Mendoza, 22 de marzo. Perú y Jorge A. Calle de Ciudad. 12.30.
Acá está el sol, ese que hace de esta ciudad y sus gentes una trama indestructible entre montaña, agua, frutas y vides. Ese que nos entibia la tierra que somos.
Pero hoy nuestro sol rebota solitario entre las hojas de los árboles y el cemento. En silencio.
Los que estamos en la fila con distancia, a la espera de las provisiones, le huimos; como si tomar contacto con él implicase el peligro de recordar lo que ahora no somos. Y duele.
En el sopor silencioso y alerta se escucha, de tanto en tanto, el motor de un auto que pasa. Un loop con segundos de intermitencia se oye desde un altoparlante: dicta los números de emergencia a los que llamar por los caídos, las instrucciones estrictas a seguir para no volvernos “eso”.

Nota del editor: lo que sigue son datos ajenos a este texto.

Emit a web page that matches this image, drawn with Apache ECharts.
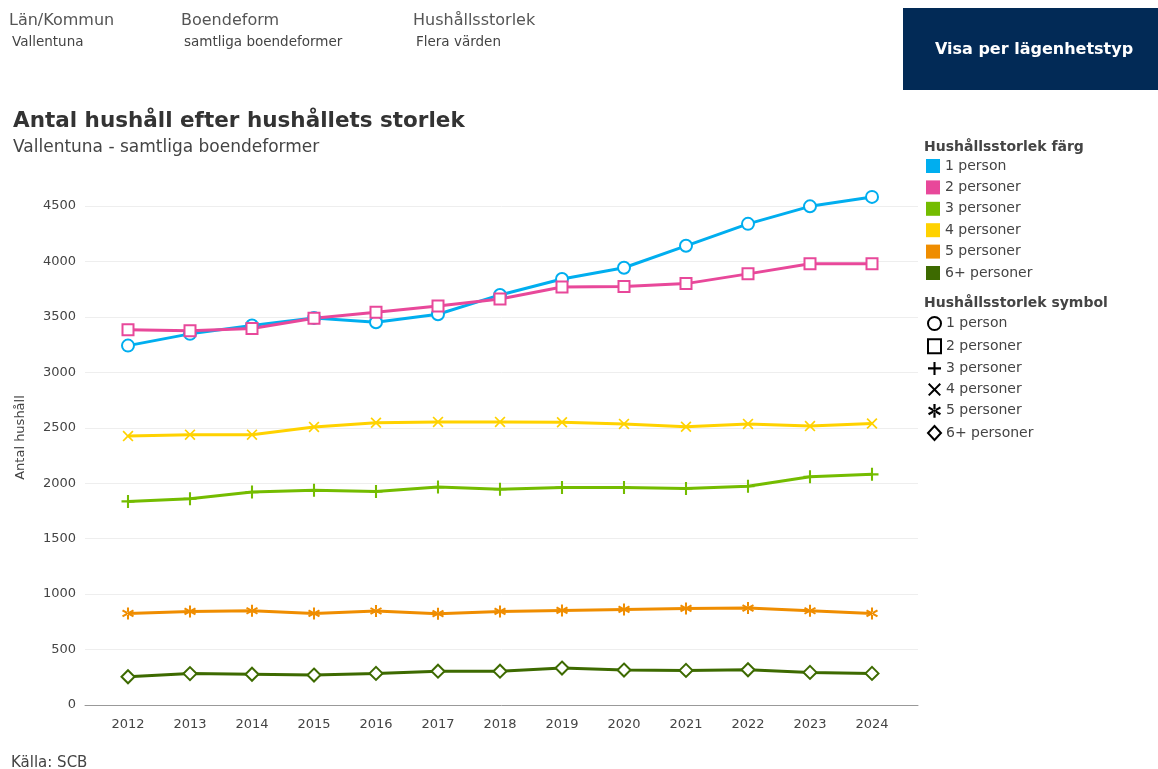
<!DOCTYPE html>
<html>
<head>
<meta charset="utf-8">
<script src="https://cdn.jsdelivr.net/npm/echarts@6/dist/echarts.min.js"></script>
<style>
  html, body { margin: 0; padding: 0; background: #fff; }
  #main { width: 1158px; height: 769px; }
</style>
</head>
<body>
<div id="main"></div>
<script>
var years = ['2012', '2013', '2014', '2015', '2016', '2017', '2018', '2019', '2020', '2021', '2022', '2023', '2024'];
var seriesNames = ['1 person', '2 personer', '3 personer', '4 personer', '5 personer', '6+ personer'];

var onePerson = [3241, 3347, 3422, 3491, 3452, 3524, 3698, 3842, 3943, 4141, 4339, 4497, 4582];
var twoPersons = [3385, 3374, 3395, 3488, 3542, 3599, 3662, 3770, 3775, 3800, 3888, 3980, 3980];
var threePersons = [1836, 1860, 1920, 1936, 1926, 1965, 1946, 1962, 1962, 1953, 1972, 2058, 2080];
var fourPersons = [2425, 2438, 2438, 2508, 2545, 2553, 2553, 2550, 2535, 2510, 2535, 2515, 2538];
var fivePersons = [826, 844, 850, 826, 848, 824, 844, 853, 862, 871, 874, 850, 826];
var sixPlus = [255, 283, 277, 270, 285, 305, 305, 333, 315, 312, 318, 294, 285];

var yTicks = [0, 500, 1000, 1500, 2000, 2500, 3000, 3500, 4000, 4500];

var colors = ['#00aeef', '#e8489a', '#74bc00', '#ffd200', '#ef8d00', '#3d6a00'];

// symbol shapes (filled outlines so they look like strokes)
var plusPath = 'path://M4.2,0H5.8V4.2H10V5.8H5.8V10H4.2V5.8H0V4.2H4.2Z';
var crossPath = 'path://M1.1,0L5,3.9L8.9,0L10,1.1L6.1,5L10,8.9L8.9,10L5,6.1L1.1,10L0,8.9L3.9,5L0,1.1Z';
var starPath = 'path://M4.2,0H5.8V10H4.2Z M0.27,3.19L8.93,8.19L9.73,6.81L1.07,1.81Z M1.07,8.19L9.73,3.19L8.93,1.81L0.27,6.81Z';
var symbols = ['emptyCircle', 'emptyRect', plusPath, crossPath, starPath, 'emptyDiamond'];
var symbolSizes = [12, 11, 13, 11, 12, 13];
var legendIcons = ['circle', 'rect', plusPath, crossPath, starPath, 'diamond'];
var hollow = [true, true, false, false, false, true];

var values = [onePerson, twoPersons, threePersons, fourPersons, fivePersons, sixPlus];

var series = seriesNames.map(function (name, i) {
  return {
    name: name,
    type: 'line',
    data: values[i],
    clip: false,
    symbol: symbols[i],
    symbolSize: symbolSizes[i],
    lineStyle: { width: 3, color: colors[i] },
    itemStyle: hollow[i]
      ? { color: colors[i], borderColor: colors[i], borderWidth: 2 }
      : { color: colors[i], borderWidth: 0 }
  };
});

var chartDom = document.getElementById('main');
var myChart = echarts.init(chartDom);
var font = 'DejaVu Sans';
var option;

function txt(text, left, top, size, weight, color) {
  return {
    text: text, left: left, top: top, padding: 0,
    textStyle: { fontSize: size, fontWeight: weight, color: color, fontFamily: font }
  };
}

option = {
  animation: false,
  textStyle: { fontFamily: font },
  title: [
    txt('Län/Kommun', 9, 13, 16, 'normal', '#555'),
    txt('Vallentuna', 12, 35, 13.5, 'normal', '#444'),
    txt('Boendeform', 181, 13, 16, 'normal', '#555'),
    txt('samtliga boendeformer', 184, 35, 13.5, 'normal', '#444'),
    txt('Hushållsstorlek', 413, 13, 16, 'normal', '#555'),
    txt('Flera värden', 416, 35, 13.5, 'normal', '#444'),
    txt('Antal hushåll efter hushållets storlek', 13, 110, 21.5, 'bold', '#333'),
    txt('Vallentuna - samtliga boendeformer', 13, 139, 17, 'normal', '#444'),
    txt('Hushållsstorlek färg', 924, 140, 14, 'bold', '#444'),
    txt('Hushållsstorlek symbol', 924, 296, 14, 'bold', '#444'),
    txt('Källa: SCB', 11, 756, 15, 'normal', '#444')
  ],
  graphic: [
    {
      type: 'rect',
      shape: { x: 903, y: 8, width: 255, height: 82 },
      style: { fill: '#022a56' }
    },
    {
      type: 'text',
      x: 1034,
      y: 50,
      style: {
        text: 'Visa per lägenhetstyp',
        fill: '#fff',
        font: 'bold 16px "DejaVu Sans"',
        align: 'center',
        verticalAlign: 'middle'
      }
    }
  ],
  legend: [
    {
      orient: 'vertical',
      left: 926,
      top: 159,
      padding: 0,
      itemGap: 7.4,
      itemWidth: 14,
      itemHeight: 14,
      selectedMode: false,
      textStyle: { fontSize: 14, lineHeight: 14, color: '#444', fontFamily: font },
      data: seriesNames.map(function (n, i) {
        return { name: n, icon: 'rect', itemStyle: { color: colors[i], borderWidth: 0 } };
      })
    },
    {
      orient: 'vertical',
      left: 927,
      top: 316,
      padding: 0,
      itemGap: 7.2,
      itemWidth: 13,
      itemHeight: 14,
      selectedMode: false,
      textStyle: { fontSize: 14, lineHeight: 14, color: '#444', fontFamily: font },
      data: seriesNames.map(function (n, i) {
        return {
          name: n,
          icon: legendIcons[i],
          itemStyle: hollow[i]
            ? { color: '#fff', borderColor: '#000', borderWidth: 2 }
            : { color: '#000', borderWidth: 0 }
        };
      })
    }
  ],
  grid: [
    // data grid (category bands centred on the years)
    { left: 97, right: 255, top: 206, bottom: 64 },
    // background grid: gridlines, baseline, y labels
    { left: 85, right: 240, top: 206, bottom: 64 }
  ],
  xAxis: [
    {
      type: 'category',
      gridIndex: 0,
      data: years,
      boundaryGap: true,
      axisLine: { show: false },
      axisTick: { show: false },
      axisLabel: { fontSize: 13, color: '#444', margin: 13, fontFamily: font }
    },
    {
      type: 'category',
      gridIndex: 1,
      data: years,
      axisLine: { show: true, lineStyle: { color: '#999', width: 1 } },
      axisTick: { show: false },
      axisLabel: { show: false }
    }
  ],
  yAxis: [
    {
      type: 'value',
      gridIndex: 0,
      min: yTicks[0],
      max: yTicks[yTicks.length - 1],
      interval: 500,
      axisLine: { show: false },
      axisTick: { show: false },
      axisLabel: { show: false },
      splitLine: { show: false }
    },
    {
      type: 'value',
      gridIndex: 1,
      min: yTicks[0],
      max: yTicks[yTicks.length - 1],
      interval: 500,
      name: 'Antal hushåll',
      nameLocation: 'middle',
      nameGap: 58,
      nameTextStyle: { fontSize: 13, color: '#444', fontFamily: font, padding: [0, 0, 0, 36] },
      axisLine: { show: false },
      axisTick: { show: false },
      axisLabel: {
        fontSize: 13,
        color: '#444',
        margin: 9,
        fontFamily: font,
        formatter: function (v) { return String(v); }
      },
      splitLine: { lineStyle: { color: '#eeeeee', width: 1 } }
    }
  ],
  series: series
};

myChart.setOption(option);
</script>
</body>
</html>
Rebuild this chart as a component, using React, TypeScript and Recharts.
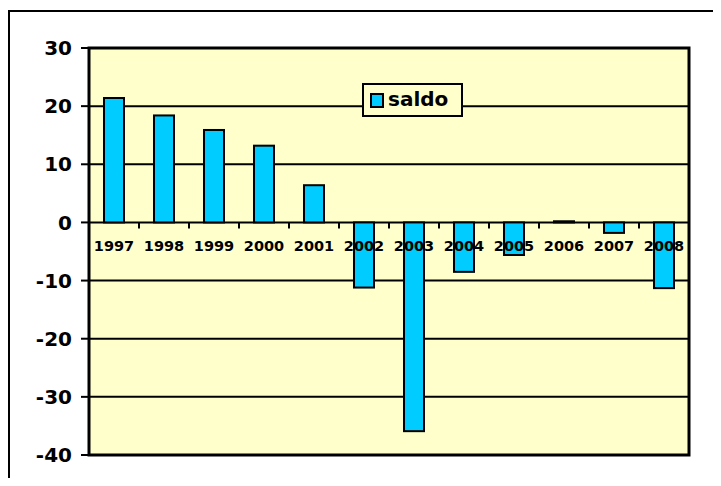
import React from 'react';
import { BarChart, Bar, XAxis, YAxis, CartesianGrid, ReferenceArea } from 'recharts';

const years = ['1997', '1998', '1999', '2000', '2001', '2002', '2003', '2004', '2005', '2006', '2007', '2008'];
const saldo = [21.4, 18.4, 15.9, 13.2, 6.4, -11.2, -35.9, -8.5, -5.6, 0.2, -1.8, -11.3];
const yTicks = [-40, -30, -20, -10, 0, 10, 20, 30];
const seriesName = 'saldo';

const data = years.map((year, i) => ({ year, saldo: saldo[i] }));

const FONT = '"DejaVu Sans", Verdana, sans-serif';
const BAR_FILL = '#00CCFF';
const PLOT_FILL = '#FFFFCC';

// bar + its category label on the zero line + the tick mark between categories
const SaldoBar = (props: any) => {
    const { x, y, width, height, payload } = props;
    const top = Math.min(y, y + height);
    const bottom = Math.max(y, y + height);
    const zeroY = payload.saldo >= 0 ? bottom : top;
    const cx = x + width / 2;
    const halfBand = width * 1.25; // barCategoryGap 30% -> bar is 40% of band
    const idx = years.indexOf(payload.year);

    return (
        <g>
            {idx > 0 && (
                <line x1={cx - halfBand} x2={cx - halfBand} y1={zeroY} y2={zeroY + 6} stroke="#000" strokeWidth={2} />
            )}
            <rect x={x} y={top} width={width} height={Math.max(bottom - top, 0.5)} fill={BAR_FILL} stroke="#000" strokeWidth={2} />
            <text x={cx} y={zeroY + 29} textAnchor="middle" fontFamily={FONT} fontWeight="bold" fontSize={14.5} fill="#000">
                {payload.year}
            </text>
        </g>
    );
};

const LegendBox = () => (
    <div
        style={{
            position: 'absolute',
            left: 354,
            top: 75,
            width: 101,
            height: 34,
            boxSizing: 'border-box',
            border: '2px solid #000',
            background: PLOT_FILL,
            display: 'flex',
            alignItems: 'center',
            paddingLeft: 6,
            fontFamily: FONT,
            fontWeight: 'bold',
            fontSize: 20,
            color: '#000',
        }}
    >
        <span style={{ display: 'inline-block', width: 14, height: 15, boxSizing: 'border-box', border: '2px solid #000', background: BAR_FILL }} />
        <span style={{ marginLeft: 4, lineHeight: '20px', marginTop: -3 }}>{seriesName}</span>
    </div>
);

export default function App() {
    return (
        <div style={{ position: 'relative', width: 705, height: 470, overflow: 'hidden', background: '#fff' }}>
            <div
                style={{
                    position: 'absolute',
                    left: 0,
                    top: 2,
                    width: 760,
                    height: 520,
                    borderLeft: '2px solid #000',
                    borderTop: '2px solid #000',
                    pointerEvents: 'none',
                }}
            />
            <BarChart
                width={705}
                height={470}
                data={data}
                margin={{ top: 40, right: 24, bottom: 23, left: 0 }}
                barCategoryGap="30%"
            >
                <CartesianGrid vertical={false} stroke="#000" strokeWidth={2} fill={PLOT_FILL} fillOpacity={1} />
                <XAxis dataKey="year" hide />
                <YAxis
                    width={81}
                    domain={[-40, 30]}
                    ticks={yTicks}
                    interval={0}
                    axisLine={false}
                    tickSize={8}
                    tickMargin={9}
                    tickLine={{ stroke: '#000', strokeWidth: 2 }}
                    tick={{ fill: '#000', fontFamily: FONT, fontWeight: 'bold', fontSize: 20 }}
                />
                <ReferenceArea y1={-40} y2={30} fill="none" stroke="#000" strokeWidth={3} ifOverflow="visible" />
                <Bar dataKey="saldo" name={seriesName} shape={<SaldoBar />} isAnimationActive={false} />
            </BarChart>
            <LegendBox />
        </div>
    );
}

Todos, en la fila, callados.
De pronto, una mujer abre la puerta de su casa y le grita a los que están en la orilla de la vereda; los ojos escupiendo odio como un virus: “¡se corren! ¡Fuera de acá! ¡Esta es mi casa, vayan a hacer cola a otro lado!”.
La fila a distancia se arrincona, muda, sin reacción. Ella sigue escupiendo sus bichos desbocados para golpear, como latigazos verbales, a la línea de cuerpos quietos.
Una mujer la increpa.
El silencio se rompe con la esgrima de aullidos que no hieren ni a una, ni a otra. El altoparlante, en tanto, sigue su cadencia monótona de advertencias.
Llega un policía y con tono manso la va domando. Al fin ella puede explicar, puede hilar las frases de esa idea que la movió a la acción: “toda la mañana ha habido gente en la puerta de mi casa y yo no digo que estén infectados pero si están en la puerta de mi casa yo cómo hago acá vive una chica embarazada”. Lo tira todo como un mantra lloroso que ya no es violencia sino pánico.
El policía comprende, la fila comprende. Le explican que es la vía pública, que se tranquilice, que la cuarentena es puertas adentro, que si está en su casa la chica embarazada está a salvo, que la fila guarda las distancias... No hay caso: “!fueeeeraaaa todos!”, grita ya con el cuerpo entero.
El policía y la fila se miran y basta una sola indicación: “¿podemos armar la cola desde el otro lado, por favor?”, dice con calma el oficial.
La fila en distancia arranca la coreografía que la deposita en la dirección requerida. No hay palabras, ninguna. Ella le echa una última mirada de metralla a los de a pie y se mete en la casa con un portazo.
Vuelve el silencio, vuelve el altoparlante. El sol espera y sabe que la Mendoza de la montaña, el agua, las vides y las frutas volverá renacida y más tenaz. Por ahora espera, detenido, a que el viento cambie y se lleve con él todos los virus que nos arrasan.